At the Zoo, Dad made a quick adjustment to the bothersome breaks, releasing the friction. A game of musical bikes, then, returned us all to our appropriate mounts. We were off. Everyone happily rolling along. Oh the difference properly working equipment makes.

During my one mile workout against the breaks, and for the remainder of the pleasant ride after Kevin released them, I reflected on how this experience parallels and illustrates the effects of spiritual oppression in day to day life. What should be fun and easy, the "coasting" aspects of life happenings, like family movie nights or vacation get aways, are endured with a plastic smiles, a manufactured laughs but an invisible ache inside.

The flat stretches of road, which should require little effort and offer pleasant views along the way, ie: going through the day to day necessities of keeping house, preparing meals, sending birthday cards, becomes, instead, a grueling exercise. Focus and concentration are needed to simply put one foot in front of the other, trying to not look any farther ahead than the task immediately at hand, for fear of breaking down. You pray and hope yourself to the end of the day, when you can tell yourself "I've survived! - 16 hours closer to heaven." - THIS depicts the flatlands.

And the most discouraging part of the analogy are the uphill inclines! When one of your children pitches a fit, when a relational challenge with a friend stares you in the face, when a scheduling mistake leaves you scrambling to present an apology as well as a solution, then, you are suddenly exhausted and overwhelmed. Immobile with indecision and a feeling of defeat, even before you begin, the gentle incline or bump in the road looms before you as if it were a 14,000 footer breathing down your neck, declaring "you'll never make it; don't even try."

The monster bike metaphor, fortunately, DOES end with HOPE! Spiritual oppression, like dragging breaks, can be alleviated through prayers of deliverance and inner healing. I've experienced this first hand on many occasions. I've, in an instant, felt suffocating heaviness lift from my shoulders and heart. I've seen a brightening in my vision I can only liken to what I might experience if I had been wearing dark green eyeglasses, tinted with pessimism, for months, and then, on a beautiful spring morning someone took them off. Situations and people all looked new and different, less threatening. Best of all, the fruit of these freeing prayers have remained - tangible, teachable and life-changing.

You may, like me, ask WHY am I - a JESUS-loving, trying-to-live-a-godly-life kinda gal like myself even susceptible to Spiritual Oppression in the first place?? You may have noticed I mentioned experiencing deliverance and inner healing on MANY occasions.
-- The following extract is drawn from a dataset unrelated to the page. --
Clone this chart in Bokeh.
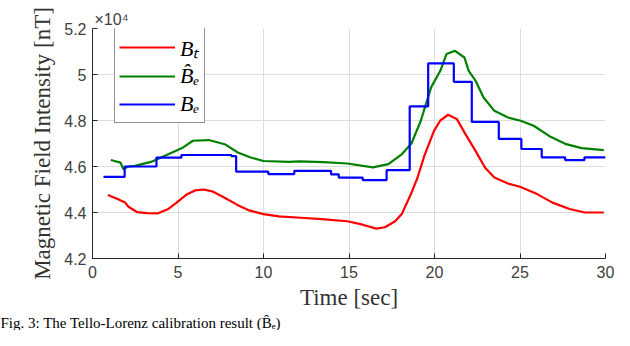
from bokeh.plotting import figure
from bokeh.models import Range1d, FixedTicker, Legend, LegendItem, Title
from bokeh.embed import file_html
from bokeh.resources import INLINE

# ---- data (values in units of 1e4 nT) ----
t_bt = [0.9, 1.5, 1.9, 2.1, 2.6, 3.2, 3.8, 4.4, 4.9, 5.5, 6.0, 6.5, 7.0, 7.7, 8.5, 9.2,
        10.0, 10.9, 12.4, 13.4, 14.9, 15.8, 16.6, 17.1, 17.7, 18.1, 18.65, 19.0, 19.4,
        19.97, 20.34, 20.8, 21.3, 21.8, 22.4, 22.95, 23.5, 24.3, 25.0, 26.0, 26.9, 27.9,
        28.8, 29.9]
bt = [4.476, 4.458, 4.444, 4.425, 4.402, 4.397, 4.396, 4.414, 4.442, 4.478, 4.496, 4.500,
      4.492, 4.465, 4.432, 4.408, 4.393, 4.383, 4.376, 4.371, 4.362, 4.347, 4.330, 4.336,
      4.362, 4.395, 4.485, 4.550, 4.645, 4.755, 4.800, 4.825, 4.807, 4.742, 4.668, 4.596,
      4.552, 4.526, 4.512, 4.480, 4.443, 4.415, 4.400, 4.400]

t_be_hat = [1.07, 1.64, 1.8, 2.1, 2.48, 3.42, 4.37, 5.3, 5.87, 6.8, 7.73, 8.5, 9.25, 10.0,
            11.5, 12.1, 13.5, 14.9, 16.4, 17.3, 18.1, 18.65, 19.2, 19.8, 20.34, 20.7, 21.2,
            21.75, 22.0, 22.4, 22.87, 23.5, 24.3, 25.04, 25.8, 26.7, 27.7, 28.6, 29.9]
be_hat = [4.628, 4.617, 4.589, 4.600, 4.603, 4.620, 4.651, 4.683, 4.712, 4.715, 4.697,
          4.661, 4.639, 4.624, 4.620, 4.622, 4.619, 4.613, 4.596, 4.610, 4.654, 4.700,
          4.799, 4.944, 5.016, 5.089, 5.103, 5.074, 5.016, 4.973, 4.900, 4.842, 4.813,
          4.799, 4.777, 4.733, 4.697, 4.680, 4.671]

t_be = [0.64, 1.88, 3.74, 5.2, 8.12, 8.4, 10.28, 11.8, 13.95, 14.4, 15.8, 17.2, 18.55,
        19.63, 21.13, 22.18, 23.76, 25.08, 26.27, 27.64, 28.77, 30.0]
be = [4.555, 4.600, 4.639, 4.650, 4.645, 4.578, 4.567, 4.581, 4.566, 4.552, 4.541, 4.584,
      4.861, 5.048, 4.968, 4.794, 4.720, 4.676, 4.640, 4.628, 4.640, 4.640]

x_ticks = [0, 5, 10, 15, 20, 25, 30]
y_ticks = [4.2, 4.4, 4.6, 4.8, 5.0, 5.2]
y_tick_labels = ["4.2", "4.4", "4.6", "4.8", "5", "5.2"]

labels = ["B\u209c", "B\u0302\u2091", "B\u2091"]
colors = ["#ff0000", "#008000", "#0000ff"]
exponent_label = "\u00d710\u2074"
caption = "Fig. 3: The Tello-Lorenz calibration result (B\u0302\u2091)"

p = figure(width=614, height=330, output_backend="svg", toolbar_location=None,
           x_range=Range1d(0, 30), y_range=Range1d(4.2, 5.2),
           min_border_left=92, min_border_right=9, min_border_top=28, min_border_bottom=72)
p.outline_line_color = None
p.background_fill_color = "white"

r1 = p.line(t_bt, bt, line_color=colors[0], line_width=2.2)
r2 = p.line(t_be_hat, be_hat, line_color=colors[1], line_width=2.2)
r3 = p.step(t_be, be, mode="after", line_color=colors[2], line_width=2.2)

grid_col = "#dedede"
for ax in (p.xaxis[0], p.yaxis[0]):
    ax.axis_line_color = "#262626"
    ax.major_tick_line_color = "#262626"
    ax.major_tick_in = 5
    ax.major_tick_out = 0
    ax.minor_tick_line_color = None
    ax.major_label_text_font = "Liberation Sans"
    ax.major_label_text_font_size = "16px"
    ax.major_label_text_color = "#404040"
    ax.axis_label_text_font = "Liberation Serif"
    ax.axis_label_text_font_size = "23px"
    ax.axis_label_text_font_style = "normal"
    ax.axis_label_text_color = "#333333"

p.xaxis.ticker = FixedTicker(ticks=x_ticks)
p.yaxis.ticker = FixedTicker(ticks=y_ticks)
p.yaxis.major_label_overrides = {v: s for v, s in zip(y_ticks, y_tick_labels)}
p.xaxis.axis_label = "Time [sec]"
p.yaxis.axis_label = "Magnetic Field Intensity [nT]"
p.xaxis.major_label_standoff = 7
p.yaxis.major_label_standoff = 6
p.xaxis.axis_label_standoff = 4
p.yaxis.axis_label_standoff = 6

p.xgrid.grid_line_color = grid_col
p.ygrid.grid_line_color = grid_col
p.xgrid.grid_line_width = 1
p.ygrid.grid_line_width = 1

legend = Legend(items=[LegendItem(label=labels[0], renderers=[r1]),
                       LegendItem(label=labels[1], renderers=[r2]),
                       LegendItem(label=labels[2], renderers=[r3])],
                location=(22, 135))
legend.label_text_font = "Liberation Serif"
legend.label_text_font_style = "italic"
legend.label_text_font_size = "22px"
legend.label_text_color = "#000000"
legend.glyph_width = 56
legend.glyph_height = 28
legend.label_height = 28
legend.label_standoff = 5
legend.spacing = 0
legend.padding = 4
legend.margin = 0
legend.border_line_color = "#262626"
legend.border_line_width = 1
legend.background_fill_color = "white"
legend.background_fill_alpha = 1
p.add_layout(legend)

p.add_layout(Title(text=exponent_label, align="left", text_font="Liberation Sans",
                   text_font_size="16px", text_font_style="normal", text_color="#404040",
                   standoff=1, offset=2), "above")

p.add_layout(Title(text=caption, align="left", text_font="Liberation Serif",
                   text_font_size="15px", text_font_style="normal", text_color="#000000",
                   standoff=0, offset=-92), "below")

open("out.html", "w").write(file_html(p, INLINE))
Well.... sigh... I guess the humble answer is: I'm flesh, made of dust.


"The LORD works righteousness and justice for all the oppressed.,"
Psalm 103:6 assures us, "As a father has compassion on his children,
so the LORD has compassion on those who fear HIM.
for HE knows how we are formed, HE remembers that we are dust...."

A friend, with whom I shared my monster bike metaphor, reminded me that this process of repeatedly releasing the "breaks," of oppression, characterizes the life with JESUS. Oppressive thoughts and attitudes, deceptive defenses which don't really defend, and the residue of hurtful experiences and sinful reactions, from our conception to present, ALL work against us - towards bondage. Our enemy, the devil, also finds plenty of fodder for foiling a victorious life with GOD in all this baggage we drag along our bike path.

I highly recommend a full, out-loud reading of Psalm 103, for anyone who's been stirred by this metaphor and subject. Also, Psalm 129 offers hope.

"They have greatly oppressed me from my youth,
but they have NOT gained victory over me.....
the LORD is righteous; HE has cut me free from the cords of the wicked...."

May the blessing of the LORD be on you, readers and may your wheels roll happily along!